— Given instruction —
Exactly reproduce all the records, keeping pictures out of the copy.

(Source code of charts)
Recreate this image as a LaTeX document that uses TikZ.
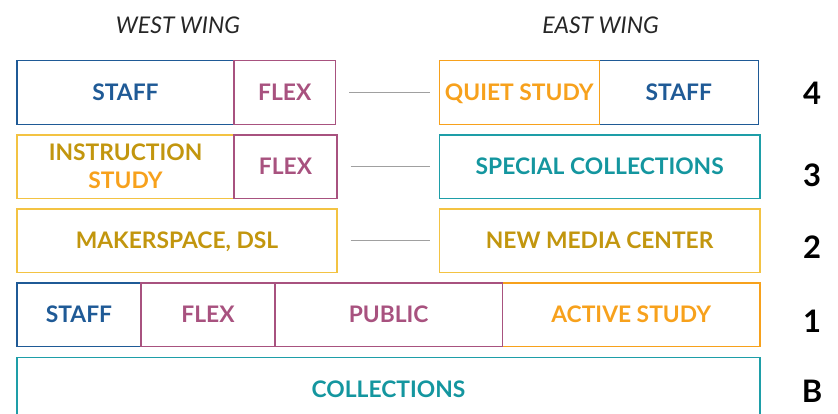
\documentclass[tikz,border=0pt]{standalone}
\usepackage{fontspec}
\setmainfont{Lato}
\definecolor{cblue}{RGB}{31,90,150}
\definecolor{cplum}{RGB}{168,82,127}
\definecolor{cgold}{RGB}{194,150,14}
\definecolor{cyellow}{RGB}{243,195,67}
\definecolor{corange}{RGB}{247,161,28}
\definecolor{cteal}{RGB}{20,150,159}
\definecolor{ctealb}{RGB}{30,158,168}
\definecolor{cgray}{RGB}{160,160,160}
\tikzset{
  roombase/.style={draw, line width=1.5pt, inner sep=0pt, outer sep=0pt,
    font=\fontsize{22.8}{28}\selectfont\bfseries, align=center},
  room/.style={roombase, text height=16.3pt, text depth=0pt},
  rblue/.style={room, draw=cblue, text=cblue},
  rplum/.style={room, draw=cplum, text=cplum},
  ryellow/.style={room, draw=cyellow, text=cgold},
  rorange/.style={room, draw=corange, text=corange},
  rteal/.style={room, draw=ctealb, text=cteal},
  link/.style={draw=cgray, line width=1.2pt, shorten <=13.5pt, shorten >=9.5pt},
  wing/.style={font=\fontsize{23}{26}\selectfont\itshape, text=black!85},
  level/.style={font=\fontsize{31}{33}\selectfont\bfseries, text=black},
}
\begin{document}
\begin{tikzpicture}[x=1pt,y=-1pt]
\useasboundingbox (0,0) rectangle (838,414);
% headers
\node[wing] (hw) at (178,25) {WEST WING};
\node[wing] (he) at (600.5,25) {EAST WING};
% row 4
\node[rblue, minimum width=217pt, minimum height=63.6pt] (w4s) at (125.5,92.5) {STAFF};
\node[rplum, minimum width=101.5pt, minimum height=63.6pt] (w4f) at (284.75,92.5) {FLEX};
\node[rblue, minimum width=159pt, minimum height=63.6pt] (e4s) at (678.8,92.5) {STAFF};
\node[rorange, minimum width=160pt, minimum height=63.6pt] (e4q) at (519.3,92.5) {QUIET STUDY};
% row 3
\node[roombase, draw=cyellow, text=cgold, minimum width=217pt, minimum height=63.3pt] (w3i) at (125.5,166.7) {INSTRUCTION\\\textcolor{corange}{STUDY}};
\node[rplum, minimum width=103pt, minimum height=63.3pt] (w3f) at (285.5,166.7) {FLEX};
\node[rteal, minimum width=320.7pt, minimum height=63.3pt] (e3s) at (599.65,166.7) {SPECIAL COLLECTIONS};
% row 2
\node[ryellow, minimum width=320pt, minimum height=63.7pt] (w2m) at (177,240.8) {MAKERSPACE, DSL};
\node[ryellow, minimum width=320.7pt, minimum height=63.7pt] (e2n) at (599.65,240.8) {NEW MEDIA CENTER};
% row 1
\node[rblue, minimum width=124pt, minimum height=63.7pt] (s1) at (79,314.8) {STAFF};
\node[rorange, minimum width=257.7pt, minimum height=63.7pt] (a1) at (631.15,314.8) {ACTIVE STUDY};
\node[rplum, minimum width=134pt, minimum height=63.7pt] (f1) at (208,314.8) {FLEX};
\node[rplum, minimum width=227.3pt, minimum height=63.7pt] (p1) at (388.65,314.8) {PUBLIC};
% basement
\node[rteal, minimum width=743pt, minimum height=63.7pt] (b) at (388.5,389.2) {COLLECTIONS};
% links
\draw[link] (w4f.east) -- (e4q.west);
\draw[link] (w3f.east) -- (e3s.west);
\draw[link] (w2m.east) -- (e2n.west);
% levels
\node[level] (l4) at (812,93.5) {4};
\node[level] (l3) at (812,175) {3};
\node[level] (l2) at (812,247.5) {2};
\node[level] (l1) at (812,321) {1};
\node[level] (lb) at (812,391) {B};
\end{tikzpicture}
\end{document}
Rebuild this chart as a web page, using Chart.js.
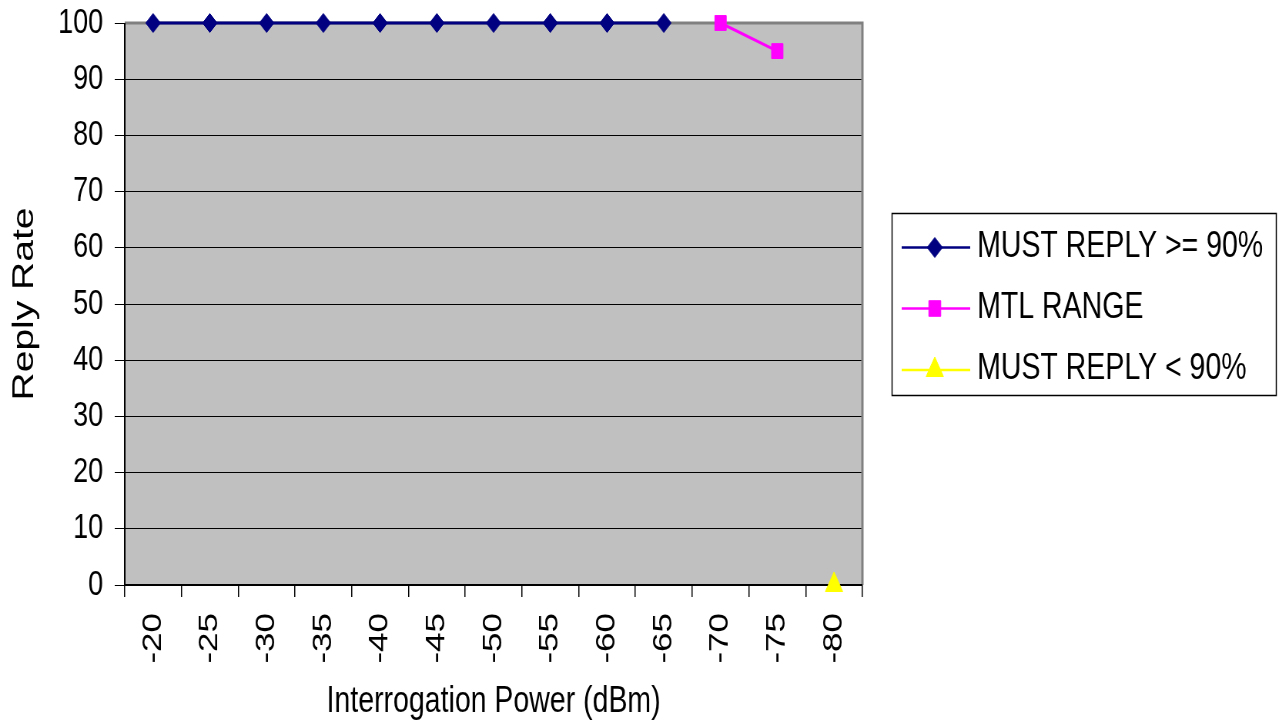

— The solution —
Recreate this image as a LaTeX document that uses TikZ.
\documentclass[tikz,border=0pt]{standalone}
\usepackage{fontspec}
\setmainfont{Lato}
\definecolor{cblue}{RGB}{31,90,150}
\definecolor{cplum}{RGB}{168,82,127}
\definecolor{cgold}{RGB}{194,150,14}
\definecolor{cyellow}{RGB}{243,195,67}
\definecolor{corange}{RGB}{247,161,28}
\definecolor{cteal}{RGB}{20,150,159}
\definecolor{ctealb}{RGB}{30,158,168}
\definecolor{cgray}{RGB}{160,160,160}
\tikzset{
  roombase/.style={draw, line width=1.5pt, inner sep=0pt, outer sep=0pt,
    font=\fontsize{22.8}{28}\selectfont\bfseries, align=center},
  room/.style={roombase, text height=16.3pt, text depth=0pt},
  rblue/.style={room, draw=cblue, text=cblue},
  rplum/.style={room, draw=cplum, text=cplum},
  ryellow/.style={room, draw=cyellow, text=cgold},
  rorange/.style={room, draw=corange, text=corange},
  rteal/.style={room, draw=ctealb, text=cteal},
  link/.style={draw=cgray, line width=1.2pt, shorten <=13.5pt, shorten >=9.5pt},
  wing/.style={font=\fontsize{23}{26}\selectfont\itshape, text=black!85},
  level/.style={font=\fontsize{31}{33}\selectfont\bfseries, text=black},
}
\begin{document}
\begin{tikzpicture}[x=1pt,y=-1pt]
\useasboundingbox (0,0) rectangle (838,414);
% headers
\node[wing] (hw) at (178,25) {WEST WING};
\node[wing] (he) at (600.5,25) {EAST WING};
% row 4
\node[rblue, minimum width=217pt, minimum height=63.6pt] (w4s) at (125.5,92.5) {STAFF};
\node[rplum, minimum width=101.5pt, minimum height=63.6pt] (w4f) at (284.75,92.5) {FLEX};
\node[rblue, minimum width=159pt, minimum height=63.6pt] (e4s) at (678.8,92.5) {STAFF};
\node[rorange, minimum width=160pt, minimum height=63.6pt] (e4q) at (519.3,92.5) {QUIET STUDY};
% row 3
\node[roombase, draw=cyellow, text=cgold, minimum width=217pt, minimum height=63.3pt] (w3i) at (125.5,166.7) {INSTRUCTION\\\textcolor{corange}{STUDY}};
\node[rplum, minimum width=103pt, minimum height=63.3pt] (w3f) at (285.5,166.7) {FLEX};
\node[rteal, minimum width=320.7pt, minimum height=63.3pt] (e3s) at (599.65,166.7) {SPECIAL COLLECTIONS};
% row 2
\node[ryellow, minimum width=320pt, minimum height=63.7pt] (w2m) at (177,240.8) {MAKERSPACE, DSL};
\node[ryellow, minimum width=320.7pt, minimum height=63.7pt] (e2n) at (599.65,240.8) {NEW MEDIA CENTER};
% row 1
\node[rblue, minimum width=124pt, minimum height=63.7pt] (s1) at (79,314.8) {STAFF};
\node[rorange, minimum width=257.7pt, minimum height=63.7pt] (a1) at (631.15,314.8) {ACTIVE STUDY};
\node[rplum, minimum width=134pt, minimum height=63.7pt] (f1) at (208,314.8) {FLEX};
\node[rplum, minimum width=227.3pt, minimum height=63.7pt] (p1) at (388.65,314.8) {PUBLIC};
% basement
\node[rteal, minimum width=743pt, minimum height=63.7pt] (b) at (388.5,389.2) {COLLECTIONS};
% links
\draw[link] (w4f.east) -- (e4q.west);
\draw[link] (w3f.east) -- (e3s.west);
\draw[link] (w2m.east) -- (e2n.west);
% levels
\node[level] (l4) at (812,93.5) {4};
\node[level] (l3) at (812,175) {3};
\node[level] (l2) at (812,247.5) {2};
\node[level] (l1) at (812,321) {1};
\node[level] (lb) at (812,391) {B};
\end{tikzpicture}
\end{document}
Rebuild this chart as a web page, using Chart.js.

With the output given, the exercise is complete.